Josée koos zelf voor palliatieve zorg voor haar darmkanker

“Drie maanden voor zijn dood hebben ze zijn hersenen nog bestraald. Zo’n proefkonijn wil ik niet zijn.” Josée zag haar man negen jaar geleden lijden aan keelkanker. Nu zij zelf al een jaar darmkanker heeft, kiest ze duidelijk en bewust voor palliatieve zorg. Chemotherapie zal ze niet meer aanvaarden, operaties evenmin.

Bij haar eerste huisarts merkte ze daar weinig begrip voor. ‘Gij wilt hem dood of wat?’ zei de arts toen Josée palliatieve zorg wilde inschakelen voor haar man. “Ik ben nu van huisarts veranderd. Dat is een jonge vrouw, die mijn mening veel beter begrijpt.”

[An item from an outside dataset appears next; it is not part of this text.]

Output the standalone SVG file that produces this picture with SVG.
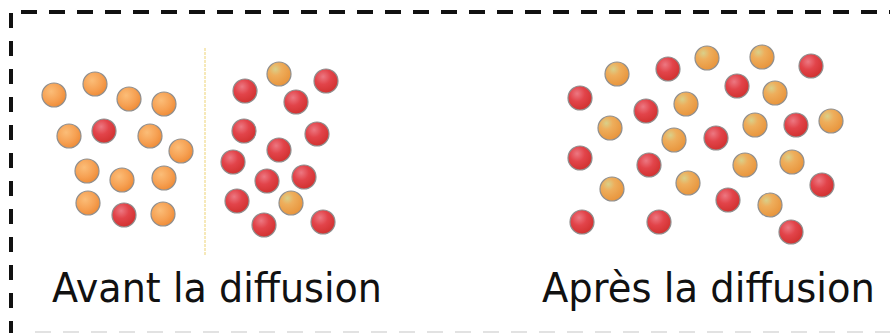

Vorig jaar werd Josée geopereerd aan haar darmen, maag en galblaas. Vijf weken in het ziekenhuis in het midden van de zomer vond ze maar niets. “Ik denk dat iedereen liever thuis herstelt. Zelfs al lig je de hele dag in de zetel.” Nadien volgden vier maanden chemotherapie. “Het ziet er nu iets beter uit, maar ik was zo ziek als een hond.” 

Lees ookTe vaak nog ongepaste zorg voor wie niet te genezen valt

.Beeld Thinkstock

Nog elke drie maanden krijgt Josée een scan en een colloscopie, om mogelijke gezwellen op te sporen. In haar agenda staan nog afspraken met de oncologe tot in september. Die controles vindt ze geen probleem, maar onder het mes wil ze niet meer. De enige behandeling die ze nog in huis wil, is een pijnpomp. 

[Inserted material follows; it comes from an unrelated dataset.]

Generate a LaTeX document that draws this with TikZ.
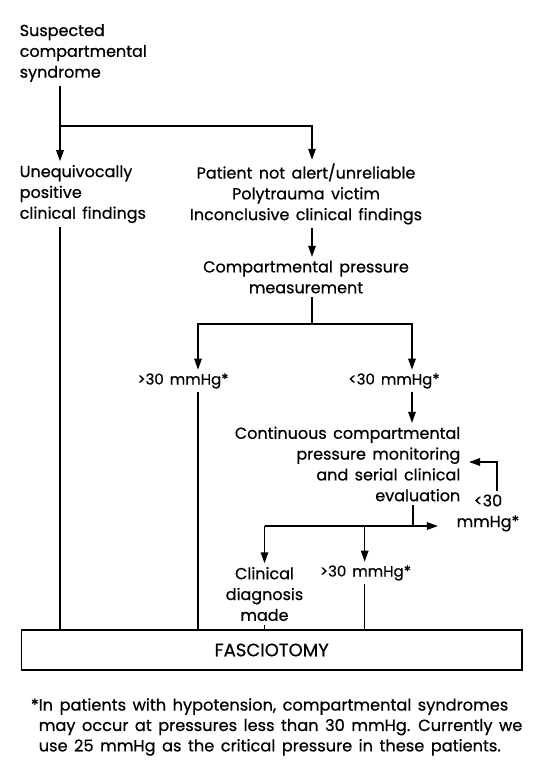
\documentclass[tikz,border=0pt]{standalone}
\usepackage{fontspec}
\setmainfont{Poppins}[WordSpace=1.5, FakeBold=0.6]
\usetikzlibrary{arrows.meta}
\tikzstyle{txt} = [inner sep=3pt, font=\fontsize{16}{20.8}\selectfont]
\tikzstyle{lbl} = [inner sep=3pt, font=\fontsize{15}{20.8}\selectfont]
\tikzstyle{arr} = [-{Triangle[length=11pt,width=7.5pt]}]
\tikzstyle{finalbox} = [draw, minimum width=500.6pt, minimum height=40pt, font=\fontsize{18}{20.8}\selectfont]

\begin{document}
\begin{tikzpicture}[x=1pt,y=-1pt,line width=1.5pt]
\useasboundingbox (0,0) rectangle (542,760);
\node[txt, align=left, anchor=west] (susp) at (16,53) {Suspected\\compartmental\\syndrome};
\node[txt, align=left, anchor=west] (clin) at (16,194) {Unequivocally\\positive\\clinical findings};
\node[txt, align=center] (alert) at (306,194) {Patient not alert/unreliable\\Polytrauma victim\\Inconclusive clinical findings};
\node[txt, align=center] (meas) at (306,277) {Compartmental pressure\\measurement};
\node[lbl] (hi1) at (183,381) {>30 mmHg*};
\node[lbl] (lo1) at (394,381) {<30 mmHg*};
\node[txt, align=right, anchor=east] (cont) at (464,464) {Continuous compartmental\\pressure monitoring\\and serial clinical\\evaluation};
\node[txt, align=center] (loop) at (488,513) {<30\\mmHg*};
\node[txt, align=center] (diag) at (264.5,594) {Clinical\\diagnosis\\made};
\node[lbl] (hi2) at (365.5,573) {>30 mmHg*};
\node[finalbox] (fasc) at (271.7,650) {FASCIOTOMY};
\node[txt, align=left, anchor=west, font=\fontsize{16.2}{20.4}\selectfont] (note) at (35,727) {\llap{*}In patients with hypotension, compartmental syndromes\\may occur at pressures less than 30 mmHg. Currently we\\use 25 mmHg as the critical pressure in these patients.};

\coordinate (j1) at (60,126);
\coordinate (j2) at (312,126);
\coordinate (j3) at (312,324);
\coordinate (j4) at (198,324);
\coordinate (j5) at (412,324);
\coordinate (j6) at (413,526);
\coordinate (j7) at (264.5,526);
\coordinate (j9) at (364.7,526);
\coordinate (j10) at (497,462);

\draw (susp.south -| j1) -- (j1);
\draw[arr] (j1) -- (clin.north -| j1);
\draw[arr] (j1) -- (j2) -- (alert.north -| j2);
\draw (clin.south -| j1) -- (fasc.north -| j1);
\draw[arr] (alert.south -| j2) -- (meas.north -| j2);
\draw (meas.south -| j3) -- (j3);
\draw[arr] (j3) -- (j4) -- (hi1.north -| j4);
\draw[arr] (j3) -- (j5) -- (lo1.north -| j5);
\draw (hi1.south -| j4) -- (fasc.north -| j4);
\draw[arr] (lo1.south -| j5) -- (cont.north -| j5);
\draw (cont.south -| j6) -- (j6);
\draw[arr, shorten >=15pt] (j7) -- (loop.west |- j6);
\draw[arr] (j7) -- (diag.north -| j7);
\draw[arr] (j9) -- (hi2.north -| j9);
\draw[arr, shorten >=5pt] (loop.north -| j10) -- (j10) -- (cont.east |- j10);
\draw (diag.south -| j7) -- (fasc.north -| j7);
\draw (hi2.south -| j9) -- (fasc.north -| j9);
\end{tikzpicture}
\end{document}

De nieuwe huisarts komt elke week langs voor een bloedprik. Verder komen ook twee verpleegsters en een poetsvrouw regelmatig over de vloer. “De thuisverpleging geeft me altijd nieuwe moed om door te gaan. Anders zit ik hier maar alleen.” De verpleegsters helpen haar ook met praktische zaken, zoals haar verzekeringspapieren in te vullen. “In het ziekenhuis legt niemand je dat uit, je moet alles zelf vragen. Ieder zijn opinie, maar een dokter mag zijn mening niet opdringen.”

‘Ieder zijn opinie, maar een dokter mag zijn mening niet opdringen’
Josée

Martine* ervaart sinds kort palliatieve zorg in haar familie

“Het was heel snel duidelijk dat ze niet ging genezen.” Martine* was de voorbije twee jaar van dichtbij betrokken bij de kanker van een van haar familieleden, Anneleen*. De diagnose van borstkanker met uitzaaiingen kwam voor de familie als een schok. “Bijna dezelfde dag nog schoot iedereen in actie om een behandeling te starten. De dokters zeiden dat ze haar ziekte chronisch gingen proberen maken.” 

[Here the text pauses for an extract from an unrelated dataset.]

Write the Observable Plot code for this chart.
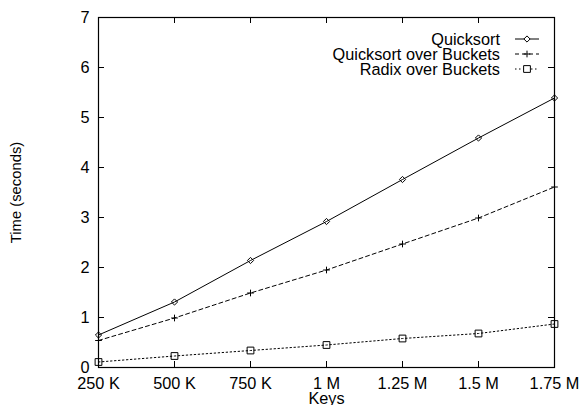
<!DOCTYPE html>
<html>
<head>
<meta charset="utf-8">
<script src="https://cdn.jsdelivr.net/npm/d3@7"></script>
<script src="https://cdn.jsdelivr.net/npm/@observablehq/plot@0.6"></script>
<style>
  html, body { margin: 0; padding: 0; background: white; }
  #chart svg { display: block; }
</style>
</head>
<body>
<div id="chart"></div>
<script>
const keys = [250000, 500000, 750000, 1000000, 1250000, 1500000, 1750000];
const keyLabels = ["250 K", "500 K", "750 K", "1 M", "1.25 M", "1.5 M", "1.75 M"];
const yTicks = [0, 1, 2, 3, 4, 5, 6, 7];
const yTickLabels = ["0", "1", "2", "3", "4", "5", "6", "7"];
const seriesNames = ["Quicksort", "Quicksort over Buckets", "Radix over Buckets"];
const quicksort = [0.65, 1.31, 2.14, 2.92, 3.76, 4.59, 5.39];
const quicksortBuckets = [0.54, 0.99, 1.49, 1.95, 2.47, 2.99, 3.61];
const radixBuckets = [0.11, 0.23, 0.34, 0.45, 0.58, 0.68, 0.87];

const styles = [
  {dash: null, symbol: "diamond2", r: 2.8},
  {dash: "4,3", symbol: "plus", r: 2.3},
  {dash: "1.5,2.5", symbol: "square2", r: 4.3}
];
const seriesValues = [quicksort, quicksortBuckets, radixBuckets];

const W = 579, H = 405;
const mL = 98, mR = 25, mT = 17, mB = 38;
const fw = W - mL - mR, fh = H - mT - mB;
const tick = 6;
const font = "Liberation Sans, Arial, sans-serif";
const fs = 16.3;

const marks = [
  Plot.frame({stroke: "black", strokeWidth: 1.2}),
  Plot.tickY(yTicks, {y: d => d, insetRight: fw - tick, stroke: "black"}),
  Plot.tickY(yTicks, {y: d => d, insetLeft: fw - tick, stroke: "black"}),
  Plot.tickX(keys, {x: d => d, insetTop: fh - tick, stroke: "black"}),
  Plot.tickX(keys, {x: d => d, insetBottom: fh - tick, stroke: "black"}),
  Plot.axisY({ticks: yTicks, tickFormat: d => yTickLabels[yTicks.indexOf(d)], tickSize: 0, tickPadding: 9,
    label: null, fill: "black"}),
  Plot.axisY({ticks: [], label: "Time (seconds)", labelArrow: "none", labelAnchor: "center", labelOffset: 88,
    fill: "black", fontSize: 14.8}),
  Plot.axisX({ticks: keys, tickFormat: d => keyLabels[keys.indexOf(d)], tickSize: 0, tickPadding: 10,
    label: "Keys", labelArrow: "none", labelAnchor: "center", labelOffset: 36, fill: "black"})
];

seriesValues.forEach((vals, s) => {
  const data = keys.map((k, i) => ({k, v: vals[i]}));
  marks.push(Plot.line(data, {x: "k", y: "v", stroke: "black", strokeWidth: 1, strokeDasharray: styles[s].dash}));
  marks.push(Plot.dot(data, {x: "k", y: "v", symbol: styles[s].symbol, r: styles[s].r, stroke: "black", fill: "none", strokeWidth: 1}));
});

const chart = Plot.plot({
  width: W, height: H,
  marginLeft: mL, marginRight: mR, marginTop: mT, marginBottom: mB,
  style: {fontFamily: font, fontSize: fs + "px", color: "black", background: "white"},
  x: {domain: [250000, 1750000]},
  y: {domain: [0, 7]},
  marks
});

// Legend (inside the plot, top right)
const svg = d3.select(chart);
const lg = svg.append("g").attr("font-family", font).attr("font-size", fs);
const symbolTypes = {diamond2: d3.symbolDiamond2, plus: d3.symbolPlus, square2: d3.symbolSquare2};
const textX = 500, lineX1 = 515, lineX2 = 539, rowY0 = 39, rowStep = 15;
seriesNames.forEach((name, s) => {
  const y = rowY0 + s * rowStep;
  lg.append("text").attr("x", textX).attr("y", y).attr("dy", "0.36em").attr("text-anchor", "end").attr("fill", "black").text(name);
  lg.append("line").attr("x1", lineX1).attr("x2", lineX2).attr("y1", y).attr("y2", y)
    .attr("stroke", "black").attr("stroke-width", 1).attr("stroke-dasharray", styles[s].dash);
  lg.append("path").attr("transform", `translate(${(lineX1 + lineX2) / 2},${y})`)
    .attr("d", d3.symbol(symbolTypes[styles[s].symbol], Math.PI * styles[s].r * styles[s].r)())
    .attr("fill", s === 1 ? "none" : "white").attr("stroke", "black").attr("stroke-width", 1);
});

document.getElementById("chart").appendChild(chart);
</script>
</body>
</html>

Volgens Martine ging dat verrassend snel. “Willen we die behandeling wel? Je krijgt amper tijd om stil te staan bij wat er gebeurt of om alternatieven te vragen.”

Anneleen kreeg meerdere zware chemokuren en een borstamputatie. “De artsen bleven zoeken tot het uiterste. We kunnen het leven nog rekken, was het scenario. Zo blijf je hoop opbouwen dat het toch zal aanslaan, maar niemand durft te spreken over de dood.”
Ook niet de familie zelf, merkte Martine. “Zij wilde zelf ook doorgaan, vanuit het gevoel dat ze dan tenminste alles uit de kast had gehaald. Ze heeft een gezin, dus ze deed dat ook voor haar kinderen en haar man.”

‘De artsen bleven zoeken tot het uiterste. We kunnen het leven nog rekken, was het scenario. Zo blijf je hoop opbouwen dat het toch zal aanslaan, maar niemand durft te spreken over de dood’

Eind vorig jaar bleek de lever dan toch te fel aangetast. Anneleen valt nu onder het palliatieve statuut. “De verpleegster die haar had opgevolgd, belde in tranen. Je voelt dat die mensen zo gericht zijn op genezen, dat ze moeilijk om kunnen met de dood.” 

Ondertussen krijgt Anneleen wekelijks bezoek van de huisarts en komt er thuisverpleging. Ze krijgt geen medische scans meer en beperkte medicatie. “Alles verloopt nu veel gemoedelijker. Nu zijn we gericht op comfort. Wat kunnen we nog doen om het leven zo aangenaam mogelijk te maken? Ik geloof oprecht dat dat haar deugd doet en dat ze nu perfect omringd is door wie ze nodig heeft.”

(*) Martine en Anneleen zijn niet hun echte namen.